O criminoso sem crimes
por Bruno CarmeloSeria interessante estar na sala de reunião onde se propôs pela primeira vez o projeto de Ted Bundy - A Irresistível Face do Mal. “O que acham de contar a história de Ted Bundy sem mostrar um único crime cometido por ele? Que tal privilegiar o lado do namorado gentil, do padrasto amoroso, do homem inteligente que efetuou sua própria defesa nos tribunais?”. O ponto de vista é inovador, sem dúvida, após dezenas de narrativas sangrentas sobre o serial killer. No entanto, ele corre o risco de ignorar o essencial: o que tornou este homem memorável não foram suas qualidades de marido simpático, e sim o fato de ter cometido dezenas de assassinatos enquanto negou, durante décadas, a autoria dos crimes.
Por um lado, é interessante que o diretor Joe Berlinger busque a humanidade por trás do monstro. Muitos filmes fascinantes foram criados a partir de mentes perturbadas. Por outro lado, o projeto jamais investiga a motivação de Ted, seu modus operandi ou a consequência dos assassinatos na vida dele e de outras pessoas, pelo simples fato de negar a prática dos crimes. Do início ao fim, o protagonista contesta qualquer acusação, ao passo que a montagem ignora os ataques em elipses generosas. Nos instantes finais, a esposa Elizabeth (Lily Collins) ainda pergunta: “Diga a verdade: você cometeu os crimes?”. É impressionante que o projeto assuma, durante toda a sua duração, a possibilidade de dúvida. É inacreditável que os produtores adotem uma “presunção de inocência” para um dos assassinos mais famosos dos Estados Unidos.
Ora, este não é o caso em que o público desconhece o desfecho de uma narrativa fictícia: a história é plenamente conhecida, de modo que adotar apenas o ponto de vista dele, sem jamais responsabilizá-lo por seus atos, soa antiético. Não é apenas a esposa Elizabeth e a amante Carole (Kaya Scodelario) que vivem em negação quanto aos crimes de Ted: o filme inteiro se encontra in denial, como afirmam os personagens. Ele prefere ignorar as sobreviventes, as famílias das vítimas, o clamor popular (seja ele contra ou a favor), a psicologia do assassino. O privilégio do aspecto injustiçado, carinhoso, gentil e articulado de Ted converte-se em fator atenuante para os crimes. Talvez ele não fosse, afinal, uma pessoa tão ruim...

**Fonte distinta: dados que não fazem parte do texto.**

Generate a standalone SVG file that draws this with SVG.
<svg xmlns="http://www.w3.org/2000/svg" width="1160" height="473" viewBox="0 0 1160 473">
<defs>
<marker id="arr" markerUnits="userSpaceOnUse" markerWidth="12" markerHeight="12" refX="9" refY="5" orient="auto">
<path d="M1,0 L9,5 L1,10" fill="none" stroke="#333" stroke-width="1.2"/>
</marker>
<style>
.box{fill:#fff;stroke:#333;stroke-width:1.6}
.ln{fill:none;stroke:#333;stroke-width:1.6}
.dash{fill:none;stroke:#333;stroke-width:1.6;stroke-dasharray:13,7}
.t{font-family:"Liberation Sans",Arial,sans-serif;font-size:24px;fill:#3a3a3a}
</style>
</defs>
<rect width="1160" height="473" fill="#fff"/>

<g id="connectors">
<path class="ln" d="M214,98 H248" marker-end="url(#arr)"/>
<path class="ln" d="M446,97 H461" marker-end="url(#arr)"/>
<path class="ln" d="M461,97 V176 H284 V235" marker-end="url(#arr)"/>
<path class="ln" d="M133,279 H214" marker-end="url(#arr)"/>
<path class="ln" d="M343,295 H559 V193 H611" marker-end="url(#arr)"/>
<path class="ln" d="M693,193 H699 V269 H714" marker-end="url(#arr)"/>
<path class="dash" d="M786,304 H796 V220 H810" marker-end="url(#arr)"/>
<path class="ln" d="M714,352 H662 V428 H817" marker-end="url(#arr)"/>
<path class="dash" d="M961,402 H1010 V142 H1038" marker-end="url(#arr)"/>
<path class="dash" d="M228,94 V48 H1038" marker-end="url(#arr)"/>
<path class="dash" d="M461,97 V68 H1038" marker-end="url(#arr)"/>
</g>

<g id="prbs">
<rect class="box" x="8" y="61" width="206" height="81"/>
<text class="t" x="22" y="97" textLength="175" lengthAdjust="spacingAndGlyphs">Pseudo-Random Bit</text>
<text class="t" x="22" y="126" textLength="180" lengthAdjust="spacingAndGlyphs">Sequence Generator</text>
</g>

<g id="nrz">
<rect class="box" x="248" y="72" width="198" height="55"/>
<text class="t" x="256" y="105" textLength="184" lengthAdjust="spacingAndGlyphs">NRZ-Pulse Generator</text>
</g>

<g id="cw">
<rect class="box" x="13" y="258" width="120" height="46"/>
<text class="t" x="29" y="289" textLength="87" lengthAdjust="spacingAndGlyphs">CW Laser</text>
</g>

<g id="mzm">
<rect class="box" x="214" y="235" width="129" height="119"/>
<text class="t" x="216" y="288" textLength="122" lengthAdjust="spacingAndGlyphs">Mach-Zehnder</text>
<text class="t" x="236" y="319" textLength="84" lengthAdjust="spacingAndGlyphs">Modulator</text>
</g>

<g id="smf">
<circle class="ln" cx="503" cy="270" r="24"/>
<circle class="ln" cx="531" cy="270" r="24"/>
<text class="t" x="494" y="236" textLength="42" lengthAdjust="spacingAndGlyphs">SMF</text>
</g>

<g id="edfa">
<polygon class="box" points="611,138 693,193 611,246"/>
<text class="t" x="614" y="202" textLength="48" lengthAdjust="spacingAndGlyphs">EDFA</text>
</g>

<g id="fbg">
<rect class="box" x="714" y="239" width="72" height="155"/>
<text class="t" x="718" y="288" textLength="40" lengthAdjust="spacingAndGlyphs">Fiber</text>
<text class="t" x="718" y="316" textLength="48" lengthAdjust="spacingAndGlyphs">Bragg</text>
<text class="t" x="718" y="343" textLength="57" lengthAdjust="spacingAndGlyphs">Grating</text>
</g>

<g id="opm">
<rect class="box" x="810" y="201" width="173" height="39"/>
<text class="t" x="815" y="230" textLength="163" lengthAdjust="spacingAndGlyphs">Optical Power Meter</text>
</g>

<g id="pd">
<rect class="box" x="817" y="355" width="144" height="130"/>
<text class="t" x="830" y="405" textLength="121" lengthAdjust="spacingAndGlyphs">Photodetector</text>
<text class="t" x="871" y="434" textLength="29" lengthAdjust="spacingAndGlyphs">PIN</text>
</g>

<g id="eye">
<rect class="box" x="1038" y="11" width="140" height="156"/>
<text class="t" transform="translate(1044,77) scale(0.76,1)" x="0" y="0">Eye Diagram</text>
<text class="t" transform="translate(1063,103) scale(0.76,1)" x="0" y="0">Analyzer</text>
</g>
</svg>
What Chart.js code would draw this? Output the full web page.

Berlinger adere ao show de Ted sem distanciamento: o diretor filma em planos próximos a expressão sedutora do criminoso, registra sua nudez em mais de uma oportunidade, ressalta a esperteza a cada tentativa de fuga. A Irresistível Face do Mal não se contenta em mostrar que parte dos americanos considerou Ted Bundy um herói: ele também reforça este discurso. Talvez por isso o roteiro, por mais controverso e lacunar que seja, tenha parecido irresistível a Zac Efron, ator em constante tentativa de desconstruir a imagem de bom moço. Aqui, ele ganha algumas oportunidades de trabalhar a ambiguidade do protagonista. No entanto, por não estar associado aos planos do crime, à execução ou às consequências dos mesmos, não consegue aprofundar a construção. Lily Collins e Kaya Scodelario estão discretas, pois acessórias: elas só existem para orbitar em torno de Ted Bundy, sem terem uma vida própria.
Ao final, o projeto revela as tradicionais imagens de arquivo destinadas a comprovar que diálogos, figurinos e situações foram reproduzidos com exatidão. Entretanto, o questionamento em torno desta biografia nunca disse respeito à “fidelidade” com os fatos, e sim ao ponto de vista: qual olhar é proposto sobre o assassino em série? Depois de tantos filmes acusatórios, maniqueístas e fetichistas sobre o mesmo caso, Berlinger propõe a postura de cúmplice. Ele acompanha Ted durante os dias e as horas, mas fecha os olhos quando a situação o incrimina. “Existem duas maneiras de trabalhar uma investigação”, explica Ted na conclusão de seu processo. “Os advogados podem seguir pistas e indícios até encontrarem o culpado, ou podem partir de um suspeito e fazer com que as provas se encaixem nele”.
A Irresistível Face do Mal já escolheu o seu lado: está junto do réu, não para melhor estudá-lo ou para compreendê-lo, e sim para controlar a história, limitando-a à versão do assassino sedutor. "Eu não sou uma pessoa má", promete Ted, em uma das últimas frases do filme. Em tempos de reivindicação feminina, de luta por reparação histórica e de críticas ao sistema judiciário, a ausência do olhar crítico soa bastante grave. Não será espantoso se familiares de vítimas ou próximos de sobreviventes ficarem muito incomodados com o filme. Afinal, nenhum feminicida merece mais uma exposição atenuante e romantizada de seus atos.